§ Task details
Restate word for word the lines beginning at the one that contains "Rebuild this chart" and ending at the one that contains "2016, 2019, 2022];"; include both and nothing else.

§ Data shown
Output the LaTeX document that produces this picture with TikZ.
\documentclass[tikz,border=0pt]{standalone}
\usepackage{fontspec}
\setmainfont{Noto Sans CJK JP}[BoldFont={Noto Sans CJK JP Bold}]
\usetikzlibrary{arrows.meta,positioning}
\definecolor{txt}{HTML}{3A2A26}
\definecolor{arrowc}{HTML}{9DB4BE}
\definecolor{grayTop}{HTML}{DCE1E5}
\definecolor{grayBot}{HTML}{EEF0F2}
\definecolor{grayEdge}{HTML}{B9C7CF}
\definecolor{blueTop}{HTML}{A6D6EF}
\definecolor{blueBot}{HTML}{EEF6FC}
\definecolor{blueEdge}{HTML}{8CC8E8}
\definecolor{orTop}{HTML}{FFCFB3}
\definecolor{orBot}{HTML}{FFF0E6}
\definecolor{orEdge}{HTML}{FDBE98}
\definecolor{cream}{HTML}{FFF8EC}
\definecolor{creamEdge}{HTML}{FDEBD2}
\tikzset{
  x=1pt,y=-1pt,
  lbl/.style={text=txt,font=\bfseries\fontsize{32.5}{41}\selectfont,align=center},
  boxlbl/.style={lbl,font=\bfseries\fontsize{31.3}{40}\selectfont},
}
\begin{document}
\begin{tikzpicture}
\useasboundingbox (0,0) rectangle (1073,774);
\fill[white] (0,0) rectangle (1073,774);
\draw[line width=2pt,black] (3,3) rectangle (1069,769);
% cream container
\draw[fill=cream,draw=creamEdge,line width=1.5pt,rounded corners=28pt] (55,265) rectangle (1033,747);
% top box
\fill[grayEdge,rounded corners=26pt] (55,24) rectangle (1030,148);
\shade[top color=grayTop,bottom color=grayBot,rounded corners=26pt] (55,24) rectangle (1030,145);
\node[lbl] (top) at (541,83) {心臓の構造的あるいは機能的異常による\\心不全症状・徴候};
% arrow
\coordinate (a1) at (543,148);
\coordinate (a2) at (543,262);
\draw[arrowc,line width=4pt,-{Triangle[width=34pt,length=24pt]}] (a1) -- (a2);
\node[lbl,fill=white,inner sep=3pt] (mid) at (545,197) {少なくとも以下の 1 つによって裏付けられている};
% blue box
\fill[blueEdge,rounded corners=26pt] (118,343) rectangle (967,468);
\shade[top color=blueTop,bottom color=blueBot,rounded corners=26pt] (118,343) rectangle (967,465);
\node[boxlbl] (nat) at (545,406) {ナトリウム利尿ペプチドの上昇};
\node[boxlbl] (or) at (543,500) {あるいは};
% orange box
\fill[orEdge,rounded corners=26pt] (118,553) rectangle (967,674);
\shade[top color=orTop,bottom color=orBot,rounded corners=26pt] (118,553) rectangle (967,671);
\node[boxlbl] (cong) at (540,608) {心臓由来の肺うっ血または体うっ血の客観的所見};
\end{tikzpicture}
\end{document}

...

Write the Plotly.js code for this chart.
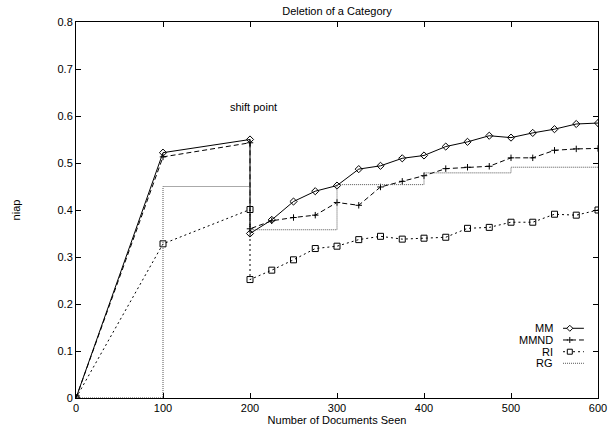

==

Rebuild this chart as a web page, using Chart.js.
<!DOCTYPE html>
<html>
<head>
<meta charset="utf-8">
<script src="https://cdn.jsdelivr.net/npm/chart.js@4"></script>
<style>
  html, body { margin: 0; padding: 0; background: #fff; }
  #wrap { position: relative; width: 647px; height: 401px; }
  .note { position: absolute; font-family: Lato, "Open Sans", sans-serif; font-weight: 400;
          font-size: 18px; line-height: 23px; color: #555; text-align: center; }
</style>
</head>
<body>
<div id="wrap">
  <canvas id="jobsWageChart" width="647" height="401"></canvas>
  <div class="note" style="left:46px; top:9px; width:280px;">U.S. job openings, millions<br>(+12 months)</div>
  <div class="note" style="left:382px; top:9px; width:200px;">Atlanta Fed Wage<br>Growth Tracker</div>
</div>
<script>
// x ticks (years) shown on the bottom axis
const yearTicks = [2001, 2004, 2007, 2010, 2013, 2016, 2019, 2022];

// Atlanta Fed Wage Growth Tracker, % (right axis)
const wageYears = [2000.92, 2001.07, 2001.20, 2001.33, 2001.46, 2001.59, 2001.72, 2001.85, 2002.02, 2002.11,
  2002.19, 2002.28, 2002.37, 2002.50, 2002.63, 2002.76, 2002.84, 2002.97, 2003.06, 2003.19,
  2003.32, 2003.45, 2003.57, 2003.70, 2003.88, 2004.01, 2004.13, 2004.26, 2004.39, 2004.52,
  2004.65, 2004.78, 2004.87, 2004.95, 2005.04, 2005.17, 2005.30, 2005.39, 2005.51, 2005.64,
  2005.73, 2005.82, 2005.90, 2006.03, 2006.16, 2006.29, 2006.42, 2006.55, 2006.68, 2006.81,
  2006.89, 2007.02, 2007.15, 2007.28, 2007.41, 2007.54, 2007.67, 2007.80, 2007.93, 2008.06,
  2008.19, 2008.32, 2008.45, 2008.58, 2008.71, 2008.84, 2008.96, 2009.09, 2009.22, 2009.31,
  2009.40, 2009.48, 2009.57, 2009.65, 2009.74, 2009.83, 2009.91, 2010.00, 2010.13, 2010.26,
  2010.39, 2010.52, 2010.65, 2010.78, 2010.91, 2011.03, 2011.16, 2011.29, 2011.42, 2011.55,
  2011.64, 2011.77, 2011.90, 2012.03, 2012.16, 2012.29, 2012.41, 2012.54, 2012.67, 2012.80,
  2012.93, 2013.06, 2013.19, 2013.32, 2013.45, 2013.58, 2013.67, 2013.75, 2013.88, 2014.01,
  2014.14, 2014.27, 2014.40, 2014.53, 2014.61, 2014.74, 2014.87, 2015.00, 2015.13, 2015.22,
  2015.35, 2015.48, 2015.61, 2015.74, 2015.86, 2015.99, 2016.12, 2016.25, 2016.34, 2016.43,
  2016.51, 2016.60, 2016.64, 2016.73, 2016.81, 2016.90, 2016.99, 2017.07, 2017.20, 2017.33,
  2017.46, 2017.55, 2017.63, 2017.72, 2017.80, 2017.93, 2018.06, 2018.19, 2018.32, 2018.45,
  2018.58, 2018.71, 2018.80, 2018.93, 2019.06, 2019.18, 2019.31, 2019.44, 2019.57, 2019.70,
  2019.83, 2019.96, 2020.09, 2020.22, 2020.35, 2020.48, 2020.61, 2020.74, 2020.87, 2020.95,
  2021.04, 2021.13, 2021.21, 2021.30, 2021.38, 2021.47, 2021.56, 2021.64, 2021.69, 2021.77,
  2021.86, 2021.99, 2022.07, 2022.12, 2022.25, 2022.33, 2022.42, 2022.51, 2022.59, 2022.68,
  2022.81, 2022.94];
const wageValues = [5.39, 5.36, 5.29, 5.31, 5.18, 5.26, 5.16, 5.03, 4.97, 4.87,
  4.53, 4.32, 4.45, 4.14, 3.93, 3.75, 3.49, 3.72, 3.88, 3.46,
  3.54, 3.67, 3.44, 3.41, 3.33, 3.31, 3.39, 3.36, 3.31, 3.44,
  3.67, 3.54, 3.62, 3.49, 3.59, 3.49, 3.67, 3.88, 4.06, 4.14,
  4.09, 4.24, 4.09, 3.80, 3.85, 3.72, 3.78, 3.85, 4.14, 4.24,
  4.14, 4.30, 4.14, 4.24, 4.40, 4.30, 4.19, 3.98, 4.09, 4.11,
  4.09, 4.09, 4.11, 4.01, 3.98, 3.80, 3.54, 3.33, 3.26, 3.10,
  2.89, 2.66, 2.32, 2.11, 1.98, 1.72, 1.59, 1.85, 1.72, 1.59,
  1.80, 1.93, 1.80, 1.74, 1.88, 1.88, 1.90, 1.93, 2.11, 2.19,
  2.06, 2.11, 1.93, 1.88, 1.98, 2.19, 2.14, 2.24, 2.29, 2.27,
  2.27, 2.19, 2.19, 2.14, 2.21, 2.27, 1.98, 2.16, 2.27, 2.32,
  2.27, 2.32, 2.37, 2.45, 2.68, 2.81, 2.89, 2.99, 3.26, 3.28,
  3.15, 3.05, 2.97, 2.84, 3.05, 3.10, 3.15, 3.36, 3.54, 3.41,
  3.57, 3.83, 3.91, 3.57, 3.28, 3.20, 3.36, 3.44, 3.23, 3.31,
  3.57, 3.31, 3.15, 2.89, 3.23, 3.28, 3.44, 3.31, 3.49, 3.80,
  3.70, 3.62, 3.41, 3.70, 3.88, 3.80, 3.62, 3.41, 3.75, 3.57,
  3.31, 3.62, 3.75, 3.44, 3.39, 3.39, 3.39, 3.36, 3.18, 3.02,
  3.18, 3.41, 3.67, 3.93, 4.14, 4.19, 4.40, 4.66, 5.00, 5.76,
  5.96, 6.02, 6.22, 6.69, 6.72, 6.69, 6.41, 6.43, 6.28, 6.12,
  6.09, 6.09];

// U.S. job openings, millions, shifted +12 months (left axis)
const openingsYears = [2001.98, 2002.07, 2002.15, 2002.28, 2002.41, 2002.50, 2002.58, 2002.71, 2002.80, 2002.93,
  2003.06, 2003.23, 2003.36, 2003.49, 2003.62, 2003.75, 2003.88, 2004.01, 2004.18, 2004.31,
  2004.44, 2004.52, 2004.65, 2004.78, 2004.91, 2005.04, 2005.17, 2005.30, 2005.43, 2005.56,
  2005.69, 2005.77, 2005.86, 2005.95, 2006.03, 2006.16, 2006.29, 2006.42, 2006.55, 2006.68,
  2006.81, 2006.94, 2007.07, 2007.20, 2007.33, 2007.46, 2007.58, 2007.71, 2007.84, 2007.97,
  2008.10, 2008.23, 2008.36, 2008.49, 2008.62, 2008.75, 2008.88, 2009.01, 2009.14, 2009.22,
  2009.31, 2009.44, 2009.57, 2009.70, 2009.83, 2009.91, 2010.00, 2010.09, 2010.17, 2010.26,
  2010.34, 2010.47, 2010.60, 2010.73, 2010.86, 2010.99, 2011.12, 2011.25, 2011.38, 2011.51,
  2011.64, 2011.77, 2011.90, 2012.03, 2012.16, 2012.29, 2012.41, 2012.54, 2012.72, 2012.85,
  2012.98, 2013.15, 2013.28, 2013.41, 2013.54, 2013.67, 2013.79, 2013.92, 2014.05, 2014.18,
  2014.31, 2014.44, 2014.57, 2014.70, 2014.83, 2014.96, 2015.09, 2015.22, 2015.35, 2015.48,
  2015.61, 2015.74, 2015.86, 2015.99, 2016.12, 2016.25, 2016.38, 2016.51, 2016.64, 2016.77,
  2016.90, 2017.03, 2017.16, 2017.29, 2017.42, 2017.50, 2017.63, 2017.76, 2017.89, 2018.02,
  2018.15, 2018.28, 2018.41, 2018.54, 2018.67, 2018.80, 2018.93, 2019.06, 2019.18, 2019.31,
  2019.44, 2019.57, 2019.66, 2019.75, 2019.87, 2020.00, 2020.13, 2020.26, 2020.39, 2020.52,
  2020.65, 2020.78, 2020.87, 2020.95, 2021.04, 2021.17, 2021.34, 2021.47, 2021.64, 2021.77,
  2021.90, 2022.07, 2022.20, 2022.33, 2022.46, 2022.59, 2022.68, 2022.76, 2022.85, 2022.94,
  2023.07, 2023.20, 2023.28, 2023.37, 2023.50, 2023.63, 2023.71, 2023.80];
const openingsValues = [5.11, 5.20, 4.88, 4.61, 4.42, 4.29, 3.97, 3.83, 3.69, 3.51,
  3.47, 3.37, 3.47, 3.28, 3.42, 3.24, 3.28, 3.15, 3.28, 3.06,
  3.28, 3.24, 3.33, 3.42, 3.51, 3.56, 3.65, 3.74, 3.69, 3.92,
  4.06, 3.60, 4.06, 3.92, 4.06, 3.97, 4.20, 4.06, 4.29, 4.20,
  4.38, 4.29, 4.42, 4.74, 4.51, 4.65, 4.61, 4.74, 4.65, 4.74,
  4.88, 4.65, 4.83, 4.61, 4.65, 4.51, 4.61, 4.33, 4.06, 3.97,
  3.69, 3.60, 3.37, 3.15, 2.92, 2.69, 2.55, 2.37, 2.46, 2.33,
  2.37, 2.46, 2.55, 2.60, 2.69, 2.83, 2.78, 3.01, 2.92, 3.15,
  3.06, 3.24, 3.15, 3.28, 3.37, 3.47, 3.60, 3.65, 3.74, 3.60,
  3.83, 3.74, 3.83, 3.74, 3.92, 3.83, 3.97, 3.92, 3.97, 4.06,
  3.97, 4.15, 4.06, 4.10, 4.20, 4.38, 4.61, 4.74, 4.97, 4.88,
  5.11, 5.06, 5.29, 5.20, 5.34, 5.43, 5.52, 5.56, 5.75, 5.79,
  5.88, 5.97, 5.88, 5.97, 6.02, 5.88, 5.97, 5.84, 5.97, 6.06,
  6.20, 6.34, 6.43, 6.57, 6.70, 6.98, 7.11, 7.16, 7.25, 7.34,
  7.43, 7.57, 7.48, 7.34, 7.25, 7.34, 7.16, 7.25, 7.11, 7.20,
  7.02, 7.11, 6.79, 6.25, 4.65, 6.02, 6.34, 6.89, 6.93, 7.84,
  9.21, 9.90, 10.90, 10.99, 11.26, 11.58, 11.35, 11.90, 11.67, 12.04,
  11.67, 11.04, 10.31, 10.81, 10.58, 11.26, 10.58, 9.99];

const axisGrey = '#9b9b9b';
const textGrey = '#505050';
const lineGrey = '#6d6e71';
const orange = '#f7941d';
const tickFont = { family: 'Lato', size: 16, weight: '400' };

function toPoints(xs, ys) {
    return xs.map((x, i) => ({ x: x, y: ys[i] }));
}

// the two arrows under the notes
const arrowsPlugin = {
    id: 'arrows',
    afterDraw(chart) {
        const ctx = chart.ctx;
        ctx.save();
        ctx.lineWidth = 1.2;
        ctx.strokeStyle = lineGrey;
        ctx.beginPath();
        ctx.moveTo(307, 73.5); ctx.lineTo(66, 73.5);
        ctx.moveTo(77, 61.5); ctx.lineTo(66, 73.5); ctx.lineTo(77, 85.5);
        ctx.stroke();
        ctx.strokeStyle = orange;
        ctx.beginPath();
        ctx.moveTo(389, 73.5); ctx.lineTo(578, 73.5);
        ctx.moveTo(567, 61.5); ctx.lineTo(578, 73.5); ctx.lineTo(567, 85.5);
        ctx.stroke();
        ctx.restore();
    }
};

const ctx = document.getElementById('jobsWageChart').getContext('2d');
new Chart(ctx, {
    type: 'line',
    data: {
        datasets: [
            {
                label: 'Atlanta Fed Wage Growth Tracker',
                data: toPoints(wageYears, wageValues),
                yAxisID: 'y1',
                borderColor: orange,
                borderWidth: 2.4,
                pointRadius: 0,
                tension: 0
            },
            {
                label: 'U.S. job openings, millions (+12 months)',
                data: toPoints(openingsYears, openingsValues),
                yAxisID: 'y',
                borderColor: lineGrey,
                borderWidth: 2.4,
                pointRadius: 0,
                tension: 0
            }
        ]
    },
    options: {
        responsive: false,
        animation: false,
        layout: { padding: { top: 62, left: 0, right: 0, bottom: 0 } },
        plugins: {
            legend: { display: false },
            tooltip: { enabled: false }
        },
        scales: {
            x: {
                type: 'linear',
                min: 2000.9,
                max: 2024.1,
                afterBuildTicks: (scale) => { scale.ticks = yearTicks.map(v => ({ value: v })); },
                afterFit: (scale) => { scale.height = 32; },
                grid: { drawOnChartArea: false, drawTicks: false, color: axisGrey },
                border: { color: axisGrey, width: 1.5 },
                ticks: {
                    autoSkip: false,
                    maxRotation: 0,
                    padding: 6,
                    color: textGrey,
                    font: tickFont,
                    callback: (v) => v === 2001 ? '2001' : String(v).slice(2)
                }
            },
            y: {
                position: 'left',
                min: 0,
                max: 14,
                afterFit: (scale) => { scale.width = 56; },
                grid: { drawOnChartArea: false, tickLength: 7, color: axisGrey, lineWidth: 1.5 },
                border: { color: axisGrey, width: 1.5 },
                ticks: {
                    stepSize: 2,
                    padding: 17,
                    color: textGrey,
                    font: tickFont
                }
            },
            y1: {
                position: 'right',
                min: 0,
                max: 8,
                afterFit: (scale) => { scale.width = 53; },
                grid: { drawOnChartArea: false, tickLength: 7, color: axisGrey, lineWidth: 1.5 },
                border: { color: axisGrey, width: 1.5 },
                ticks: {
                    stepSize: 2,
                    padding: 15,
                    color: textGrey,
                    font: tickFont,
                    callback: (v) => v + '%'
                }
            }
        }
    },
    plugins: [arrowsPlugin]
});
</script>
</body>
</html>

§ The output
Rebuild this chart as a web page, using Chart.js.
<!DOCTYPE html>
<html>
<head>
<meta charset="utf-8">
<script src="https://cdn.jsdelivr.net/npm/chart.js@4"></script>
<style>
  html, body { margin: 0; padding: 0; background: #fff; }
  #wrap { position: relative; width: 647px; height: 401px; }
  .note { position: absolute; font-family: Lato, "Open Sans", sans-serif; font-weight: 400;
          font-size: 18px; line-height: 23px; color: #555; text-align: center; }
</style>
</head>
<body>
<div id="wrap">
  <canvas id="jobsWageChart" width="647" height="401"></canvas>
  <div class="note" style="left:46px; top:9px; width:280px;">U.S. job openings, millions<br>(+12 months)</div>
  <div class="note" style="left:382px; top:9px; width:200px;">Atlanta Fed Wage<br>Growth Tracker</div>
</div>
<script>
// x ticks (years) shown on the bottom axis
const yearTicks = [2001, 2004, 2007, 2010, 2013, 2016, 2019, 2022];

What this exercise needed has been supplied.